> **GIVEN MATERIAL**
• • • • •

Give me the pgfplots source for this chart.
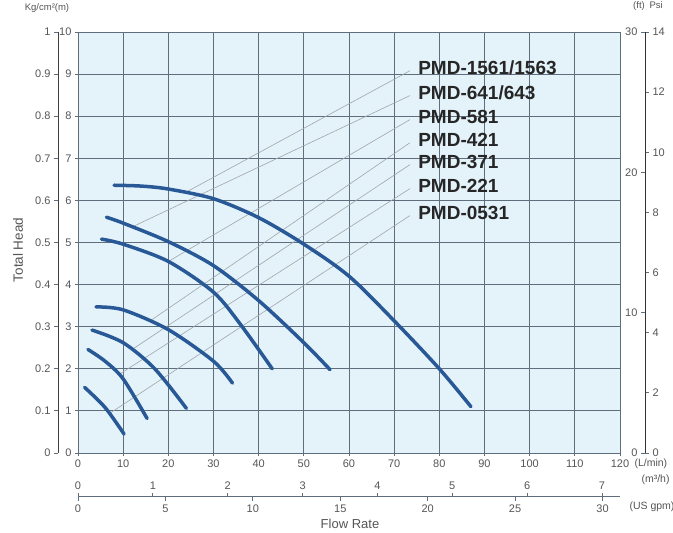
\documentclass[border=0pt]{standalone}
\usepackage{fontspec}
\setmainfont{Liberation Sans}
\usepackage{pgfplots}
\pgfplotsset{compat=1.18}
\definecolor{curve}{RGB}{40,88,150}
\definecolor{gridc}{RGB}{95,110,125}
\definecolor{bgc}{RGB}{228,243,250}
\definecolor{txt}{RGB}{85,85,85}
\definecolor{lead}{RGB}{160,165,170}
\pgfplotsset{
  base/.style={scale only axis, width=542pt, height=421pt,
    /pgf/number format/assume math mode=true,
    tick label style={font=\fontsize{11}{12}\selectfont, text=txt},
    axis line style={gridc, line width=0.9pt, -},
    major tick length=4pt, tick style={gridc, line width=0.8pt}, tick align=outside},
}
\tikzset{modlab/.style={anchor=west, inner sep=0pt, text=black!85, font=\fontsize{19}{20}\selectfont\bfseries},
  pc/.style={curve, line width=3.5pt, smooth, line cap=round}}
\begin{document}
\begin{tikzpicture}
\useasboundingbox (-78pt,-80pt) rectangle (595pt,453pt);
% main axis
\begin{axis}[base, at={(0pt,0pt)}, anchor=south west,
  xmin=0, xmax=120, ymin=0, ymax=10,
  xtick={0,10,...,120}, ytick={0,1,...,10},
  xtick pos=bottom, ytick pos=left, major tick length=3pt,
  grid=major, grid style={gridc, line width=0.9pt},
  axis background/.style={fill=bgc},
  clip=false]
  % leader lines
  \draw[lead, line width=0.6pt] (axis cs:73.5,9.08) -- (axis cs:24,6.20);
  \draw[lead, line width=0.6pt] (axis cs:73.5,8.49) -- (axis cs:12,5.37);
  \draw[lead, line width=0.6pt] (axis cs:73.5,7.92) -- (axis cs:20,4.55);
  \draw[lead, line width=0.6pt] (axis cs:73.5,7.37) -- (axis cs:16,3.14);
  \draw[lead, line width=0.6pt] (axis cs:73.5,6.85) -- (axis cs:12,2.46);
  \draw[lead, line width=0.6pt] (axis cs:73.5,6.28) -- (axis cs:9,1.86);
  \draw[lead, line width=0.6pt] (axis cs:73.5,5.64) -- (axis cs:7,0.94);
  % curves
  \addplot[pc] coordinates {(8,6.36) (14,6.34) (20,6.27) (30,6.04) (40,5.59) (50,4.96) (60,4.2) (70,3.14) (80,2.0) (87,1.1)};
  \addplot[pc] coordinates {(6.3,5.60) (10,5.46) (20,5.02) (30,4.45) (40,3.62) (50,2.62) (55.8,1.98)};
  \addplot[pc] coordinates {(5.2,5.08) (10,4.96) (20,4.55) (30,3.82) (36,3.05) (43,2.0)};
  \addplot[pc] coordinates {(4.0,3.47) (10,3.40) (20,2.93) (30,2.18) (34.2,1.66)};
  \addplot[pc] coordinates {(3.1,2.92) (10,2.62) (17,2.0) (24,1.06)};
  \addplot[pc] coordinates {(2.2,2.46) (6,2.18) (10,1.76) (15.3,0.82)};
  \addplot[pc] coordinates {(1.45,1.56) (6,1.08) (10.2,0.45)};
  % model labels
  \node[modlab] at (axis cs:75.3,9.14) {PMD-1561/1563};
  \node[modlab] at (axis cs:75.3,8.55) {PMD-641/643};
  \node[modlab] at (axis cs:75.3,7.98) {PMD-581};
  \node[modlab] at (axis cs:75.3,7.43) {PMD-421};
  \node[modlab] at (axis cs:75.3,6.91) {PMD-371};
  \node[modlab] at (axis cs:75.3,6.34) {PMD-221};
  \node[modlab] at (axis cs:75.3,5.70) {PMD-0531};
\end{axis}
% outer left axis (kg/cm2)
\begin{axis}[base, at={(-20pt,0pt)}, anchor=south west,
  xmin=0, xmax=1, ymin=0, ymax=1,
  ytick={0,0.1,0.2,0.3,0.4,0.5,0.6,0.7,0.8,0.9,1},
  axis y line*=left, hide x axis,
  axis line style={black!75, line width=0.9pt, -},
  yticklabel style={/pgf/number format/fixed}]
\end{axis}
% right ft axis
\begin{axis}[base, at={(567pt,0pt)}, anchor=south west,
  xmin=0, xmax=1, ymin=0, ymax=30, ytick={0,10,20,30},
  axis y line*=left, hide x axis,
  axis line style={black!80, line width=1pt, -}]
\end{axis}
% right psi axis
\begin{axis}[base, at={(25pt,0pt)}, anchor=south west,
  xmin=0, xmax=1, ymin=0, ymax=14, ytick={0,2,...,14},
  axis y line*=right, hide x axis,
  axis line style={black!80, line width=1pt, -}]
\end{axis}
% m3/h axis (labels above line)
\begin{axis}[base, at={(0pt,-44pt)}, anchor=north west,
  xmin=0, xmax=7.24, ymin=0, ymax=1, xtick={0,1,...,7},
  axis x line*=top, hide y axis,
  axis line style={gridc, line width=1pt, -}]
\end{axis}
% US gpm axis (labels below line)
\begin{axis}[base, at={(0pt,-44pt)}, anchor=south west,
  xmin=0, xmax=31, ymin=0, ymax=1, xtick={0,5,...,30},
  axis x line*=bottom, hide y axis,
  axis line style={gridc, line width=1pt, -}]
\end{axis}
% unit and axis labels
\node[anchor=west, text=txt, font=\fontsize{10.5}{11}\selectfont] at (553pt,-11pt) {(L/min)};
\node[anchor=west, text=txt, font=\fontsize{10.5}{11}\selectfont] at (560pt,-27pt) {(m³/h)};
\node[anchor=west, text=txt, font=\fontsize{10.5}{11}\selectfont] at (548pt,-54pt) {(US gpm)};
\node[text=txt, font=\fontsize{13}{14}\selectfont] at (272pt,-71pt) {Flow Rate};
\node[text=txt, font=\fontsize{13.5}{14}\selectfont, rotate=90] at (-60pt,203pt) {Total Head};
\node[text=txt, font=\fontsize{9.5}{10}\selectfont] at (-31pt,445pt) {Kg/cm²(m)};
\node[text=txt, font=\fontsize{9.5}{10}\selectfont] at (570pt,447pt) {(ft)\enspace Psi};
\end{tikzpicture}
\end{document}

• • • • •

> **EXERCISE GOAL**
Ignore the images and quote every line of the listing exactly.

> **SOLVED EXERCISE**
Give me the pgfplots source for this chart.
\documentclass[border=0pt]{standalone}
\usepackage{fontspec}
\setmainfont{Liberation Sans}
\usepackage{pgfplots}
\pgfplotsset{compat=1.18}
\definecolor{curve}{RGB}{40,88,150}
\definecolor{gridc}{RGB}{95,110,125}
\definecolor{bgc}{RGB}{228,243,250}
\definecolor{txt}{RGB}{85,85,85}
\definecolor{lead}{RGB}{160,165,170}
\pgfplotsset{
  base/.style={scale only axis, width=542pt, height=421pt,
    /pgf/number format/assume math mode=true,
    tick label style={font=\fontsize{11}{12}\selectfont, text=txt},
    axis line style={gridc, line width=0.9pt, -},
    major tick length=4pt, tick style={gridc, line width=0.8pt}, tick align=outside},
}
\tikzset{modlab/.style={anchor=west, inner sep=0pt, text=black!85, font=\fontsize{19}{20}\selectfont\bfseries},
  pc/.style={curve, line width=3.5pt, smooth, line cap=round}}
\begin{document}
\begin{tikzpicture}
\useasboundingbox (-78pt,-80pt) rectangle (595pt,453pt);
% main axis
\begin{axis}[base, at={(0pt,0pt)}, anchor=south west,
  xmin=0, xmax=120, ymin=0, ymax=10,
  xtick={0,10,...,120}, ytick={0,1,...,10},
  xtick pos=bottom, ytick pos=left, major tick length=3pt,
  grid=major, grid style={gridc, line width=0.9pt},
  axis background/.style={fill=bgc},
  clip=false]
  % leader lines
  \draw[lead, line width=0.6pt] (axis cs:73.5,9.08) -- (axis cs:24,6.20);
  \draw[lead, line width=0.6pt] (axis cs:73.5,8.49) -- (axis cs:12,5.37);
  \draw[lead, line width=0.6pt] (axis cs:73.5,7.92) -- (axis cs:20,4.55);
  \draw[lead, line width=0.6pt] (axis cs:73.5,7.37) -- (axis cs:16,3.14);
  \draw[lead, line width=0.6pt] (axis cs:73.5,6.85) -- (axis cs:12,2.46);
  \draw[lead, line width=0.6pt] (axis cs:73.5,6.28) -- (axis cs:9,1.86);
  \draw[lead, line width=0.6pt] (axis cs:73.5,5.64) -- (axis cs:7,0.94);
  % curves
  \addplot[pc] coordinates {(8,6.36) (14,6.34) (20,6.27) (30,6.04) (40,5.59) (50,4.96) (60,4.2) (70,3.14) (80,2.0) (87,1.1)};
  \addplot[pc] coordinates {(6.3,5.60) (10,5.46) (20,5.02) (30,4.45) (40,3.62) (50,2.62) (55.8,1.98)};
  \addplot[pc] coordinates {(5.2,5.08) (10,4.96) (20,4.55) (30,3.82) (36,3.05) (43,2.0)};
  \addplot[pc] coordinates {(4.0,3.47) (10,3.40) (20,2.93) (30,2.18) (34.2,1.66)};
  \addplot[pc] coordinates {(3.1,2.92) (10,2.62) (17,2.0) (24,1.06)};
  \addplot[pc] coordinates {(2.2,2.46) (6,2.18) (10,1.76) (15.3,0.82)};
  \addplot[pc] coordinates {(1.45,1.56) (6,1.08) (10.2,0.45)};
  % model labels
  \node[modlab] at (axis cs:75.3,9.14) {PMD-1561/1563};
  \node[modlab] at (axis cs:75.3,8.55) {PMD-641/643};
  \node[modlab] at (axis cs:75.3,7.98) {PMD-581};
  \node[modlab] at (axis cs:75.3,7.43) {PMD-421};
  \node[modlab] at (axis cs:75.3,6.91) {PMD-371};
  \node[modlab] at (axis cs:75.3,6.34) {PMD-221};
  \node[modlab] at (axis cs:75.3,5.70) {PMD-0531};
\end{axis}
% outer left axis (kg/cm2)
\begin{axis}[base, at={(-20pt,0pt)}, anchor=south west,
  xmin=0, xmax=1, ymin=0, ymax=1,
  ytick={0,0.1,0.2,0.3,0.4,0.5,0.6,0.7,0.8,0.9,1},
  axis y line*=left, hide x axis,
  axis line style={black!75, line width=0.9pt, -},
  yticklabel style={/pgf/number format/fixed}]
\end{axis}
% right ft axis
\begin{axis}[base, at={(567pt,0pt)}, anchor=south west,
  xmin=0, xmax=1, ymin=0, ymax=30, ytick={0,10,20,30},
  axis y line*=left, hide x axis,
  axis line style={black!80, line width=1pt, -}]
\end{axis}
% right psi axis
\begin{axis}[base, at={(25pt,0pt)}, anchor=south west,
  xmin=0, xmax=1, ymin=0, ymax=14, ytick={0,2,...,14},
  axis y line*=right, hide x axis,
  axis line style={black!80, line width=1pt, -}]
\end{axis}
% m3/h axis (labels above line)
\begin{axis}[base, at={(0pt,-44pt)}, anchor=north west,
  xmin=0, xmax=7.24, ymin=0, ymax=1, xtick={0,1,...,7},
  axis x line*=top, hide y axis,
  axis line style={gridc, line width=1pt, -}]
\end{axis}
% US gpm axis (labels below line)
\begin{axis}[base, at={(0pt,-44pt)}, anchor=south west,
  xmin=0, xmax=31, ymin=0, ymax=1, xtick={0,5,...,30},
  axis x line*=bottom, hide y axis,
  axis line style={gridc, line width=1pt, -}]
\end{axis}
% unit and axis labels
\node[anchor=west, text=txt, font=\fontsize{10.5}{11}\selectfont] at (553pt,-11pt) {(L/min)};
\node[anchor=west, text=txt, font=\fontsize{10.5}{11}\selectfont] at (560pt,-27pt) {(m³/h)};
\node[anchor=west, text=txt, font=\fontsize{10.5}{11}\selectfont] at (548pt,-54pt) {(US gpm)};
\node[text=txt, font=\fontsize{13}{14}\selectfont] at (272pt,-71pt) {Flow Rate};
\node[text=txt, font=\fontsize{13.5}{14}\selectfont, rotate=90] at (-60pt,203pt) {Total Head};
\node[text=txt, font=\fontsize{9.5}{10}\selectfont] at (-31pt,445pt) {Kg/cm²(m)};
\node[text=txt, font=\fontsize{9.5}{10}\selectfont] at (570pt,447pt) {(ft)\enspace Psi};
\end{tikzpicture}
\end{document}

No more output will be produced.